In the simplest analogy, sales and marketing strategies are like GPS—it will get you to the right place, unless you have a bad address and an ill-equipped vehicle. Here is what you want to know:

  • you need an accurate address to get you to the right place, at the right time. (I.e. lead generation, sales prospecting, market research)
  • your “hosts” need to know who you are and why they should talk to you—rather than your competition (I.e. brand, key messaging, differentiation, competitive analysis, product marketing)
  • you need to know how many others are just like your current “host”, who might also buy from you (I.e. prospecting, channel development, sales pipeline)
  • you need to know when to visit, what to say, how to say it and how to keep them talking to you (I.e. qualifying a prospect, sales strategy and process, marketing and communications)
  • you want a reliable vehicle—does your car break down on the side of the road or is it shiny and new, with a navigation system? (I.e. brand, channel development, marketing strategy, sales)
  • you need a map to give you turn by turn instruction–not directions like “take a left at the red barn, go past the cows–the spotted ones, not the brown ones…” (I.e. strategy, sales tools, marketing, messaging, customer relationship management)
  • you need a guidebook to make your “trip” productive (I.e. sales methods and tools, marketing and messaging, customer relationship management)
  • you want people to invite you back—or at least welcome your next visit–and they’ll only do that if you answer “what’s in it for me?” (I.e. sales pipeline, growth strategies, positioning, ROI)

Sales and marketing strategies help you get the right address (prospects), a working vehicle (message), the most effective route (channel)…and the sale. Sales is not a passive process. It requires discipline, strategy, planning and execution. If you put time and money into the quality of your products and services, why wouldn’t you put time and money into generating revenue?

From a lot of folks I hear “I don’t have time and I don’t like to sell” and when you drill down on that statement, they will also tell you they don’t know how to sell. That’s okay. Let’s face it, sales people are a distinct breed. :) But in this case it’s important find someone to help you overcome these challenges. The same goes for marketing.

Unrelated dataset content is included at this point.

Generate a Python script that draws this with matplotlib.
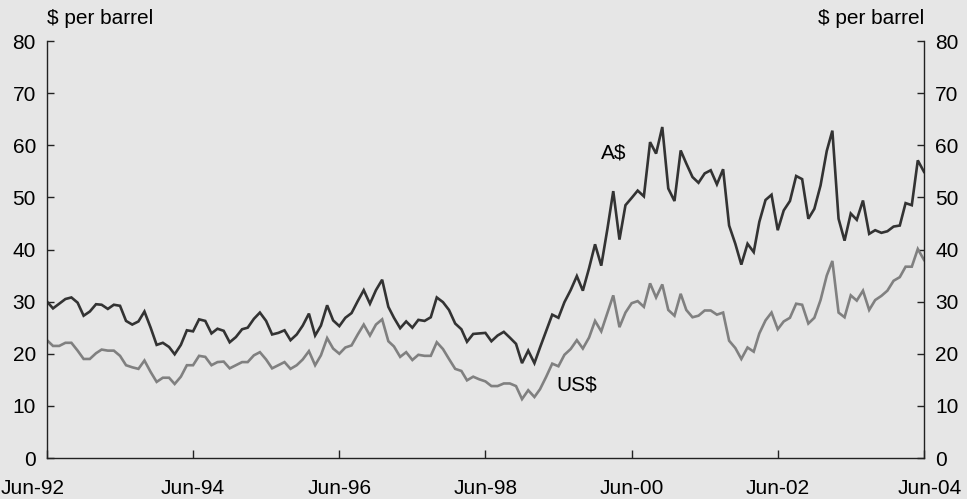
import numpy as np
import pandas as pd
import matplotlib
matplotlib.use("Agg")
import matplotlib.pyplot as plt
import matplotlib.dates as mdates
from matplotlib.transforms import ScaledTranslation

plt.rcParams["font.family"] = ["Liberation Sans", "DejaVu Sans"]

# ==========================================================
# Datos: precio del petróleo, mensual Jun-92 a Jun-04
# ==========================================================
fechas = pd.date_range("1992-06-01", periods=145, freq="MS")

aud = [
    30.0, 28.7, 29.6, 30.5, 30.8, 29.8, 27.3, 28.1, 29.5, 29.4, 28.6, 29.4,
    29.2, 26.3, 25.6, 26.2, 28.1, 25.0, 21.7, 22.1, 21.3, 19.9, 21.7, 24.5,
    24.3, 26.6, 26.3, 23.9, 24.8, 24.4, 22.2, 23.2, 24.7, 25.0, 26.7, 27.9,
    26.3, 23.7, 24.0, 24.5, 22.6, 23.7, 25.4, 27.7, 23.5, 25.4, 29.3, 26.4,
    25.3, 26.9, 27.8, 30.1, 32.2, 29.6, 32.2, 34.2, 29.0, 26.9, 24.9, 26.2,
    25.0, 26.5, 26.3, 27.0, 30.8, 29.9, 28.4, 25.8, 24.7, 22.3, 23.8, 23.9,
    24.0, 22.4, 23.5, 24.2, 23.1, 21.9, 18.2, 20.6, 18.2, 21.2, 24.4, 27.5,
    26.9, 29.9, 32.2, 34.9, 32.1, 36.4, 41.0, 36.9, 44.0, 51.2, 41.9, 48.5,
    49.9, 51.3, 50.2, 60.6, 58.4, 63.5, 51.7, 49.3, 59.0, 56.5, 53.9, 52.8,
    54.6, 55.2, 52.5, 55.4, 44.6, 41.1, 37.1, 41.1, 39.5, 45.3, 49.5, 50.5,
    43.7, 47.5, 49.3, 54.1, 53.5, 45.9, 47.8, 52.3, 58.9, 62.8, 45.9, 41.7,
    46.9, 45.7, 49.4, 43.0, 43.7, 43.2, 43.5, 44.4, 44.6, 48.9, 48.5, 57.1,
    54.9,
]

usd = [
    22.6, 21.5, 21.5, 22.1, 22.1, 20.6, 19.0, 19.0, 20.1, 20.8, 20.6, 20.6,
    19.6, 17.8, 17.4, 17.1, 18.7, 16.5, 14.6, 15.4, 15.4, 14.2, 15.6, 17.8,
    17.8, 19.6, 19.4, 17.8, 18.4, 18.5, 17.2, 17.8, 18.4, 18.4, 19.7, 20.3,
    18.9, 17.2, 17.8, 18.4, 17.1, 17.8, 18.9, 20.5, 17.8, 19.7, 23.0, 21.0,
    20.0, 21.2, 21.6, 23.7, 25.6, 23.5, 25.6, 26.6, 22.4, 21.4, 19.4, 20.3,
    18.8, 19.8, 19.6, 19.6, 22.2, 20.9, 19.0, 17.1, 16.7, 14.9, 15.6, 15.1,
    14.7, 13.8, 13.8, 14.3, 14.3, 13.8, 11.3, 13.0, 11.7, 13.2, 15.6, 18.1,
    17.6, 19.8, 20.9, 22.6, 21.0, 23.1, 26.3, 24.3, 27.9, 31.2, 25.1, 27.9,
    29.7, 30.1, 29.0, 33.5, 30.8, 33.3, 28.4, 27.3, 31.5, 28.4, 27.0, 27.3,
    28.3, 28.3, 27.5, 27.9, 22.5, 21.1, 19.0, 21.2, 20.4, 23.9, 26.4, 27.9,
    24.7, 26.2, 26.9, 29.6, 29.4, 25.8, 26.9, 30.3, 35.0, 37.8, 27.9, 27.0,
    31.2, 30.2, 32.1, 28.4, 30.3, 31.1, 32.1, 34.0, 34.7, 36.7, 36.7, 40.1,
    38.0,
]

etiquetas_x = ["Jun-92", "Jun-94", "Jun-96", "Jun-98", "Jun-00", "Jun-02", "Jun-04"]
ticks_y = [0, 10, 20, 30, 40, 50, 60, 70, 80]

FONDO = "#e6e6e6"
FS = 15

# ==========================================================
# Gráfico
# ==========================================================
fig = plt.figure(figsize=(9.67, 4.99), dpi=100, facecolor=FONDO)
ax = fig.add_axes([47 / 967, 41 / 499, 877 / 967, 417 / 499])
ax.set_facecolor(FONDO)

ax.plot(fechas, aud, color="#333333", lw=1.9, solid_joinstyle="miter")
ax.plot(fechas, usd, color="#808080", lw=1.9, solid_joinstyle="miter")

ax.set_xlim(fechas[0], fechas[-1])
ax.set_ylim(0, 80)

ticks_x = fechas[::24]
ax.set_xticks(ticks_x)
ax.set_xticklabels(etiquetas_x)
ax.set_yticks(ticks_y)

ax.spines["top"].set_visible(False)
for s in ["left", "right", "bottom"]:
    ax.spines[s].set_color("#222222")
    ax.spines[s].set_linewidth(1.0)

ax.tick_params(axis="y", which="both", direction="in", length=5, width=1,
               left=True, right=True, labelleft=True, labelright=True,
               labelsize=FS, pad=8, colors="#222222")
ax.tick_params(axis="x", direction="in", length=6, width=1, labelsize=FS,
               pad=15, colors="#222222")
for lab in ax.get_yticklabels(which="both"):
    lab.set_color("black")
for lab in ax.get_xticklabels():
    lab.set_color("black")

# la primera y la última etiqueta del eje x van desplazadas
primera = ax.get_xticklabels()[0]
primera.set_transform(primera.get_transform() +
                      ScaledTranslation(-14 / 100, 0, fig.dpi_scale_trans))
ultima = ax.get_xticklabels()[-1]
ultima.set_transform(ultima.get_transform() +
                     ScaledTranslation(6 / 100, 0, fig.dpi_scale_trans))

ax.text(0, 1.055, "$ per barrel", transform=ax.transAxes, ha="left",
        va="center", fontsize=FS)
ax.text(1, 1.055, "$ per barrel", transform=ax.transAxes, ha="right",
        va="center", fontsize=FS)

ax.text(fechas[93], 58.6, "A$", ha="center", va="center", fontsize=FS)
ax.text(fechas[87], 14.0, "US$", ha="center", va="center", fontsize=FS)

fig.savefig("out.png", dpi=100, facecolor=FONDO)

I realize that it is difficult to invite someone into your business to help shape your strategies. It is a matter of trust, among other things. But business is dynamic, not static. Marketing and sales plans aren’t built once and kept for a lifetime. Market indices will affect your business, your competitors will reshape your customer’s preferences or needs, or product/service obsolescence will force the change. Stuff happens. But what I have found is that with the right people in the room (ideally people with practical experience who lived through the execution of their own ideas), who genuinely want the best for your business, you will find the answers you need and perhaps even some you didn’t think about. Sales and marketing is an investment, a critical one.